Recorded information:
------------------------------------------------------------

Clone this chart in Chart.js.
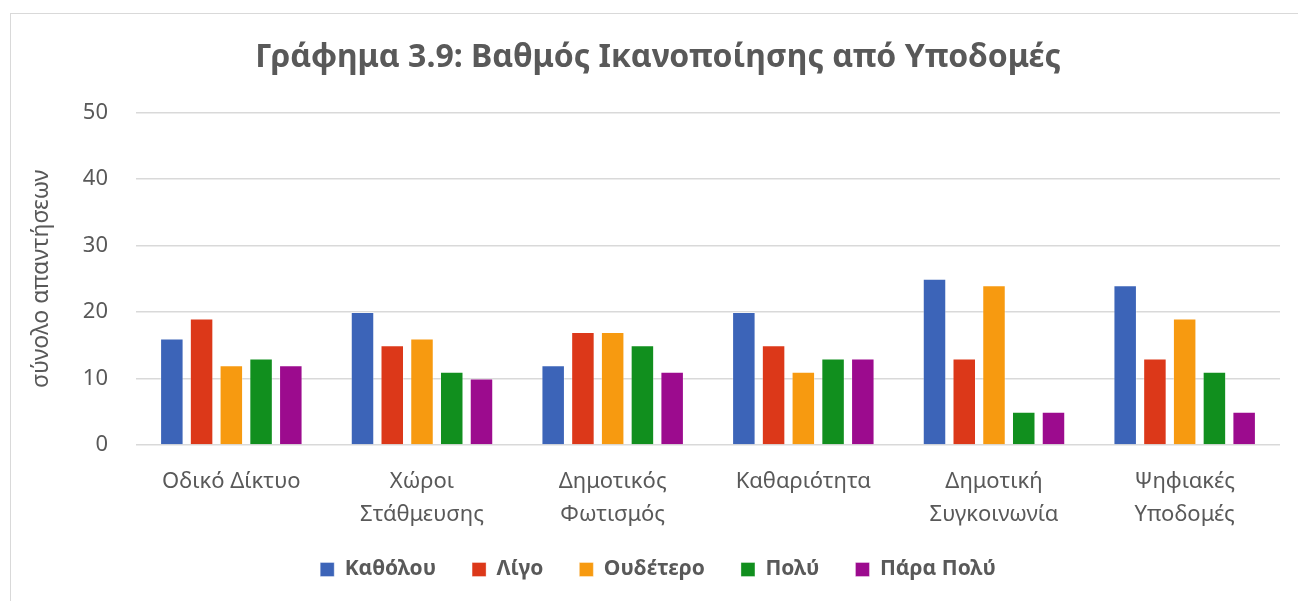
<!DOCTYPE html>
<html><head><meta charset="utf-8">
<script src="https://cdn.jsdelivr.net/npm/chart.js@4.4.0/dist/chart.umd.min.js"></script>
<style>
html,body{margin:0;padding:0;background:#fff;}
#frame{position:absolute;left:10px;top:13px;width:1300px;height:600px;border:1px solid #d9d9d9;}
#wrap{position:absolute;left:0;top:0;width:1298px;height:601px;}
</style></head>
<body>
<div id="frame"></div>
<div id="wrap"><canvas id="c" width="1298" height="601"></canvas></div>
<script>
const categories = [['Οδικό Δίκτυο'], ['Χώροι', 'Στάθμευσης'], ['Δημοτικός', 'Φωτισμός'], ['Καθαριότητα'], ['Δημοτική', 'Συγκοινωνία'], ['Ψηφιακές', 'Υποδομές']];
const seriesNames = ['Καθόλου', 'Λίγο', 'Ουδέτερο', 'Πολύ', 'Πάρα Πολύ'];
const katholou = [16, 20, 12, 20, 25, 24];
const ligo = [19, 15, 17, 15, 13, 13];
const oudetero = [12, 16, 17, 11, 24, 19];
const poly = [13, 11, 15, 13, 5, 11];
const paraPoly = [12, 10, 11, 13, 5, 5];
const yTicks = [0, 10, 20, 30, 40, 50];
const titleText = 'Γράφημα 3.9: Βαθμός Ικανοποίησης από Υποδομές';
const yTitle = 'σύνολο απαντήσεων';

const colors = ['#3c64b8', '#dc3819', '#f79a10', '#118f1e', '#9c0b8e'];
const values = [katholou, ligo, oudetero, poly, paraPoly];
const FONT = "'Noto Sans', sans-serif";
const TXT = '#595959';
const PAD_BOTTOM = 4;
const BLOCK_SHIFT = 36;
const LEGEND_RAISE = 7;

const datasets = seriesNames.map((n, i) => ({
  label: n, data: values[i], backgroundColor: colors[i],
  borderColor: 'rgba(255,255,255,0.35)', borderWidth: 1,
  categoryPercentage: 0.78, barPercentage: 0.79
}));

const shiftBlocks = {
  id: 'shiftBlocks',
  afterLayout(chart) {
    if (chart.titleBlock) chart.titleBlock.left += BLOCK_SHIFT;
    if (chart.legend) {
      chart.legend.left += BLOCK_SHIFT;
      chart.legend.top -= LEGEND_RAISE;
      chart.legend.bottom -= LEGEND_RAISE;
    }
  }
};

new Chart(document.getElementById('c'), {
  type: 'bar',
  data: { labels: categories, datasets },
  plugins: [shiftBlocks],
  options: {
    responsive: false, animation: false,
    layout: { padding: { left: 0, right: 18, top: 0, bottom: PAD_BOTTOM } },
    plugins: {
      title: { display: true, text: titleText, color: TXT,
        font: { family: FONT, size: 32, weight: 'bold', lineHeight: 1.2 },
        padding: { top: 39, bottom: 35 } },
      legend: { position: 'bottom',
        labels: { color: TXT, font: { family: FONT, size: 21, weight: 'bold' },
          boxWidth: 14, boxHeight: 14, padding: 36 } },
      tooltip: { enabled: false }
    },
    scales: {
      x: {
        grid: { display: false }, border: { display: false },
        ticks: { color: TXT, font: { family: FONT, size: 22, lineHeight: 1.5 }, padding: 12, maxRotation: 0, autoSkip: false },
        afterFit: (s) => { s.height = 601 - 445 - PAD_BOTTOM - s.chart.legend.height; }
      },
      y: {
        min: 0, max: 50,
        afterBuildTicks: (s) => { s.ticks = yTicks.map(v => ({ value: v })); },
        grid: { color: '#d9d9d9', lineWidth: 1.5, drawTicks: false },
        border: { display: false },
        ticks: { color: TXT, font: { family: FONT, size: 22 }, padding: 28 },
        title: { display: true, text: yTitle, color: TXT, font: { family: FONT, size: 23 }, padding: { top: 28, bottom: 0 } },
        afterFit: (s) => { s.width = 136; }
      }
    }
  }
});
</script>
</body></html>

------------------------------------------------------------

Task statement: Copy every line of the data word for word, omitting the images.

Task output:
Clone this chart in Chart.js.
<!DOCTYPE html>
<html><head><meta charset="utf-8">
<script src="https://cdn.jsdelivr.net/npm/chart.js@4.4.0/dist/chart.umd.min.js"></script>
<style>
html,body{margin:0;padding:0;background:#fff;}
#frame{position:absolute;left:10px;top:13px;width:1300px;height:600px;border:1px solid #d9d9d9;}
#wrap{position:absolute;left:0;top:0;width:1298px;height:601px;}
</style></head>
<body>
<div id="frame"></div>
<div id="wrap"><canvas id="c" width="1298" height="601"></canvas></div>
<script>
const categories = [['Οδικό Δίκτυο'], ['Χώροι', 'Στάθμευσης'], ['Δημοτικός', 'Φωτισμός'], ['Καθαριότητα'], ['Δημοτική', 'Συγκοινωνία'], ['Ψηφιακές', 'Υποδομές']];
const seriesNames = ['Καθόλου', 'Λίγο', 'Ουδέτερο', 'Πολύ', 'Πάρα Πολύ'];
const katholou = [16, 20, 12, 20, 25, 24];
const ligo = [19, 15, 17, 15, 13, 13];
const oudetero = [12, 16, 17, 11, 24, 19];
const poly = [13, 11, 15, 13, 5, 11];
const paraPoly = [12, 10, 11, 13, 5, 5];
const yTicks = [0, 10, 20, 30, 40, 50];
const titleText = 'Γράφημα 3.9: Βαθμός Ικανοποίησης από Υποδομές';
const yTitle = 'σύνολο απαντήσεων';

const colors = ['#3c64b8', '#dc3819', '#f79a10', '#118f1e', '#9c0b8e'];
const values = [katholou, ligo, oudetero, poly, paraPoly];
const FONT = "'Noto Sans', sans-serif";
const TXT = '#595959';
const PAD_BOTTOM = 4;
const BLOCK_SHIFT = 36;
const LEGEND_RAISE = 7;

const datasets = seriesNames.map((n, i) => ({
  label: n, data: values[i], backgroundColor: colors[i],
  borderColor: 'rgba(255,255,255,0.35)', borderWidth: 1,
  categoryPercentage: 0.78, barPercentage: 0.79
}));

const shiftBlocks = {
  id: 'shiftBlocks',
  afterLayout(chart) {
    if (chart.titleBlock) chart.titleBlock.left += BLOCK_SHIFT;
    if (chart.legend) {
      chart.legend.left += BLOCK_SHIFT;
      chart.legend.top -= LEGEND_RAISE;
      chart.legend.bottom -= LEGEND_RAISE;
    }
  }
};

new Chart(document.getElementById('c'), {
  type: 'bar',
  data: { labels: categories, datasets },
  plugins: [shiftBlocks],
  options: {
    responsive: false, animation: false,
    layout: { padding: { left: 0, right: 18, top: 0, bottom: PAD_BOTTOM } },
    plugins: {
      title: { display: true, text: titleText, color: TXT,
        font: { family: FONT, size: 32, weight: 'bold', lineHeight: 1.2 },
        padding: { top: 39, bottom: 35 } },
      legend: { position: 'bottom',
        labels: { color: TXT, font: { family: FONT, size: 21, weight: 'bold' },
          boxWidth: 14, boxHeight: 14, padding: 36 } },
      tooltip: { enabled: false }
    },
    scales: {
      x: {
        grid: { display: false }, border: { display: false },
        ticks: { color: TXT, font: { family: FONT, size: 22, lineHeight: 1.5 }, padding: 12, maxRotation: 0, autoSkip: false },
        afterFit: (s) => { s.height = 601 - 445 - PAD_BOTTOM - s.chart.legend.height; }
      },
      y: {
        min: 0, max: 50,
        afterBuildTicks: (s) => { s.ticks = yTicks.map(v => ({ value: v })); },
        grid: { color: '#d9d9d9', lineWidth: 1.5, drawTicks: false },
        border: { display: false },
        ticks: { color: TXT, font: { family: FONT, size: 22 }, padding: 28 },
        title: { display: true, text: yTitle, color: TXT, font: { family: FONT, size: 23 }, padding: { top: 28, bottom: 0 } },
        afterFit: (s) => { s.width = 136; }
      }
    }
  }
});
</script>
</body></html>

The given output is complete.